E na sala lisboeta do São Luiz ouviram-se, embora por ordem diferente do alinhamento original, todos os seus temas, a começar em Ausência e a acabar nesse extraordinário tango que é Preludio para el año 3001, de Horácio Ferrer e Astor Piazolla, ficando para extras Viagem e Lágrima (fado de Amália que Mísia já tantas vezes cantou). Pelo meio, ainda se ouviu um tema que não entrou no disco: Balada tradicional, de Vasco Graça Moura, uma balada de Coimbra a voz e piano, o piano de Fabrizio Romano, maestro napolitano e figura fulcral na direcção musical e arranjos do disco.
Depois vieram as perguntas, e a conversa. Se fosse uma flor, qual seria? Peónia, respondeu Mísia, que entrara em palco com a mesma coroa de espinhos dourada com que surge na capa do disco, tirando-a antes de cantar. Aos que, ali, procuravam situá-la, ou perceber onde deveriam situá-la, ia respondendo: “Não sou uma pessoa sintética, tive várias crises de identidade”; para, contrariando o cliché socrático “sou uma cidadã do mundo”, confessar singelamente: “Sinto-me do Porto.” E logo ela, dividida na ascendência entre Portugal e Espanha e apegada pela vida a tantos outros lugares.

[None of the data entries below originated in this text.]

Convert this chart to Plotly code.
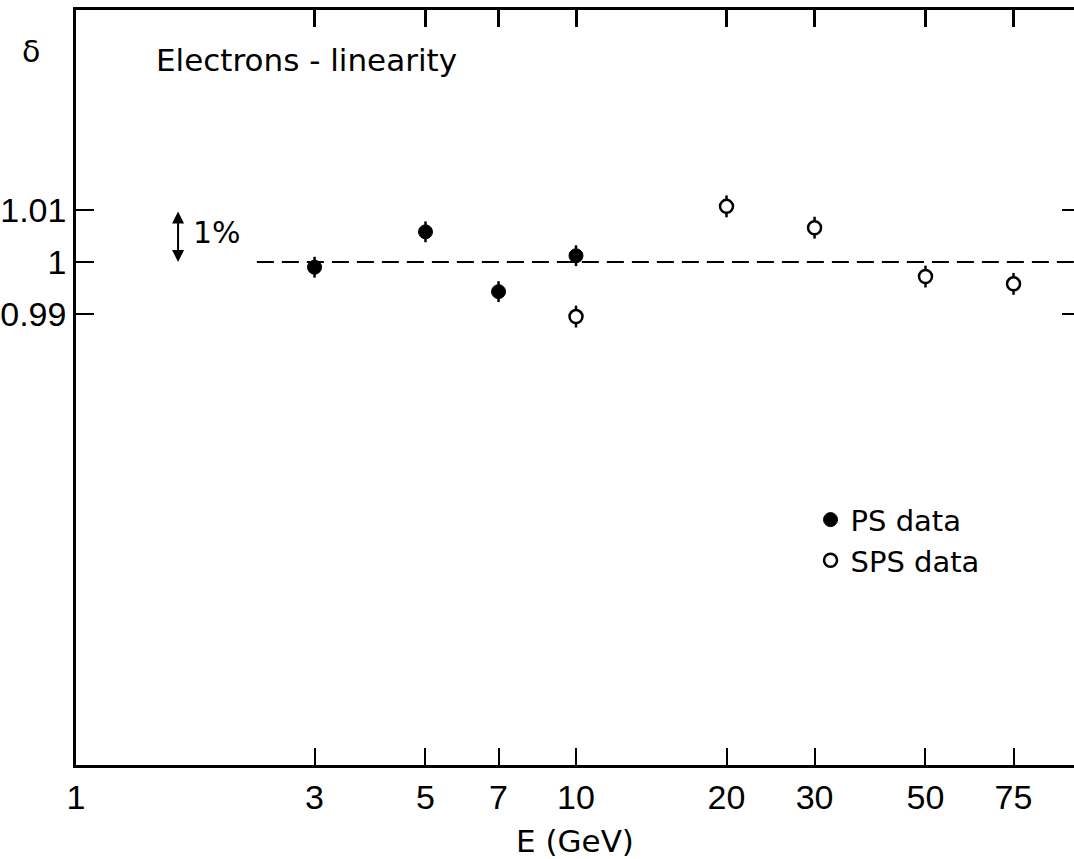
import numpy as np
import plotly.graph_objects as go

# ---- data ----
ps_energy = [3, 5, 7, 10]
ps_delta = [0.9990, 1.0058, 0.9943, 1.0012]
ps_err = [0.0020, 0.0020, 0.0020, 0.0020]

sps_energy = [10, 20, 30, 50, 75]
sps_delta = [0.9895, 1.0107, 1.0066, 0.9972, 0.9958]
sps_err = [0.0021, 0.0021, 0.0021, 0.0021, 0.0021]

x_tick_vals = [1, 3, 5, 7, 10, 20, 30, 50, 75]
x_tick_text = ["1", "3", "5", "7", "10", "20", "30", "50", "75"]
y_tick_vals = [0.99, 1.0, 1.01]
y_tick_text = ["0.99", "1", "1.01"]
right_tick_vals = [0.99, 1.01]

ref_line_E = [2.3, 99]
ref_line_delta = [1.0, 1.0]
arrow_E = 1.6

x_range = [0.0, 1.996]           # log10 units
y_range = [0.90327, 1.04846]

TEXT_FONT = "DejaVu Sans"
NUM_FONT = "Liberation Sans, Arial, sans-serif"

fig = go.Figure()

# reference dashed line at delta = 1
fig.add_trace(go.Scatter(
    x=ref_line_E, y=ref_line_delta, mode="lines",
    line=dict(color="black", width=2, dash="17px,8px"),
    showlegend=False, hoverinfo="skip"))

fig.add_trace(go.Scatter(
    x=ps_energy, y=ps_delta, mode="markers", name="PS data",
    marker=dict(symbol="circle", size=14, color="black",
                line=dict(color="black", width=1)),
    error_y=dict(type="data", array=ps_err, color="black",
                 thickness=2.5, width=0)))

fig.add_trace(go.Scatter(
    x=sps_energy, y=sps_delta, mode="markers", name="SPS data",
    marker=dict(symbol="circle", size=13, color="white",
                line=dict(color="black", width=2.5)),
    error_y=dict(type="data", array=sps_err, color="black",
                 thickness=2.5, width=0)))

# invisible trace to anchor top/right axes
fig.add_trace(go.Scatter(x=[None], y=[None], xaxis="x2", yaxis="y2",
                         showlegend=False, hoverinfo="skip"))

fig.update_layout(
    width=1074, height=859,
    margin=dict(l=76, r=0, t=10, b=94),
    paper_bgcolor="white", plot_bgcolor="white",
    font=dict(family=TEXT_FONT, color="black", size=31),
    xaxis=dict(type="log", range=x_range, showline=True, linecolor="black",
               linewidth=2.5, ticks="inside", ticklen=17, tickwidth=2,
               tickcolor="black", tickvals=x_tick_vals, ticktext=x_tick_text,
               tickfont=dict(family=NUM_FONT, size=34), showgrid=False,
               zeroline=False, ticklabelstandoff=0,
               title=dict(text="E (GeV)", font=dict(family=TEXT_FONT, size=31),
                          standoff=18)),
    xaxis2=dict(type="log", range=x_range, overlaying="x", side="top",
                anchor="y", showline=True, linecolor="black", linewidth=2.5,
                ticks="inside", ticklen=17, tickwidth=2.5, tickcolor="black",
                tickvals=ps_energy[:-1] + sps_energy, showticklabels=False,
                showgrid=False, zeroline=False),
    yaxis=dict(range=y_range, showline=True, linecolor="black",
               linewidth=2.5, ticks="inside", ticklen=18, tickwidth=2,
               tickcolor="black", tickvals=y_tick_vals, ticktext=y_tick_text,
               tickfont=dict(family=NUM_FONT, size=34), showgrid=False,
               zeroline=False, ticklabelstandoff=0),
    yaxis2=dict(range=y_range, overlaying="y", side="right", anchor="x",
                showline=False, ticks="inside", ticklen=12, tickwidth=2,
                tickcolor="black", tickvals=right_tick_vals,
                showticklabels=False, showgrid=False, zeroline=False),
    legend=dict(x=0.736, y=0.3586, xanchor="left", yanchor="top",
                bgcolor="rgba(0,0,0,0)", font=dict(family=TEXT_FONT, size=29),
                itemwidth=30, tracegroupgap=0),
)

# y axis symbol
fig.add_annotation(text="δ", xref="paper", yref="paper", x=-0.045, y=0.945,
                   xanchor="center", yanchor="middle", showarrow=False,
                   font=dict(family=TEXT_FONT, size=30))
# panel title
fig.add_annotation(text="Electrons - linearity", xref="paper", yref="paper",
                   x=0.078, y=0.934, xanchor="left", yanchor="middle",
                   showarrow=False, font=dict(family=TEXT_FONT, size=31))
# 1% scale arrow
fig.add_annotation(text="", xref="x", yref="y", axref="x", ayref="y",
                   x=np.log10(arrow_E), y=1.0, ax=np.log10(arrow_E), ay=1.01,
                   showarrow=True, arrowside="end+start", arrowhead=2,
                   arrowsize=1.2, arrowwidth=2, arrowcolor="black",
                   standoff=0, startstandoff=0)
fig.add_annotation(text="1%", xref="x", yref="y", x=np.log10(1.7), y=1.0057,
                   xanchor="left", yanchor="middle", showarrow=False,
                   font=dict(family=TEXT_FONT, size=30))

fig.write_html("out.html")
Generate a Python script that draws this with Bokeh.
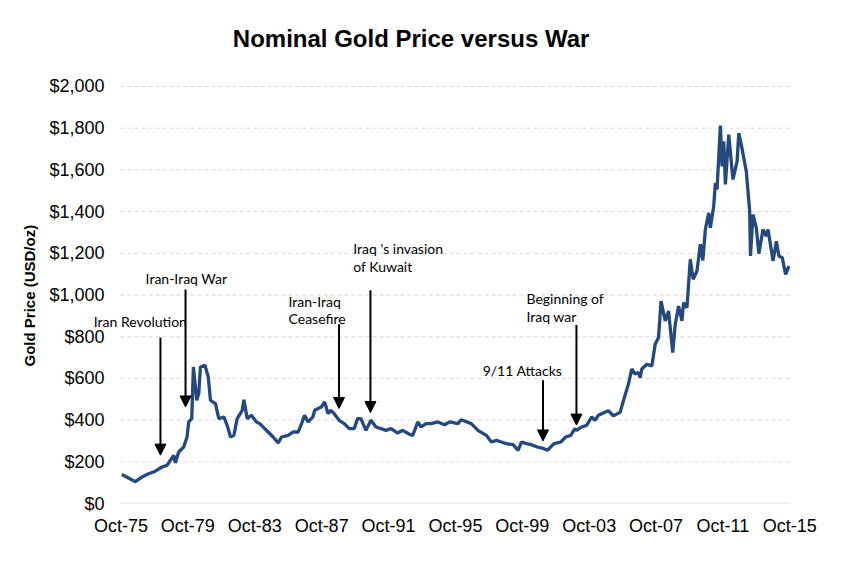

Voltando à alegada inacessibilidade de Mísia, pretexto para se afastarem dela nos anos 1990, quando deu os primeiros passos sérios no fado, é curioso reler uma crónica de Eduardo Prado Coelho datada de 2 de Fevereiro de 2000 (na secção O Fio do Horizonte, que ele manteve durante largos anos no PÚBLICO) e intitulada “O caso Mísia”. Foi em 1997, em Paris, que ele arriscou chegar perto dela. “Fiz questão em conhecer de perto uma personalidade de que muitos dos meus amigos portugueses falavam com a mais agressiva sobranceria.” O espectáculo, a que ele assistira, tinha sido um êxito e, animado por isso, dirigiu-se ao camarim. “Aí descobri uma personalidade muito mais ‘fácil’, ‘acessível’ e ‘desenvolta’ do que aquela que se poderia adivinhar através da sua hierática presença em palco. Pouco tempo depois, Mísia recebia uma das mais importantes recompensas musicais em França: o Prémio da Academia Charles Cros. Mas em Portugal continuava a ouvir dizer que desafinava e não sabia o que era o verdadeiro fado.”
E terminava assim: “Pode-se gostar ou não gostar, mas é difícil recusar a coerência e obstinação impecáveis de um percurso artístico que neste momento faz de Mísia um dos grandes nomes da canção portuguesa no mundo.”
Neste outro tabuleiro, de jogo não fácil mas menos arriscado, também Mísia jogou e ganhou. No fado e fora dele, “cheia de liberdade de espírito” e “livre de espartilhos”, como disse agora no São Luiz. Pura Vida tradu-la por inteiro. Apaixonadamente.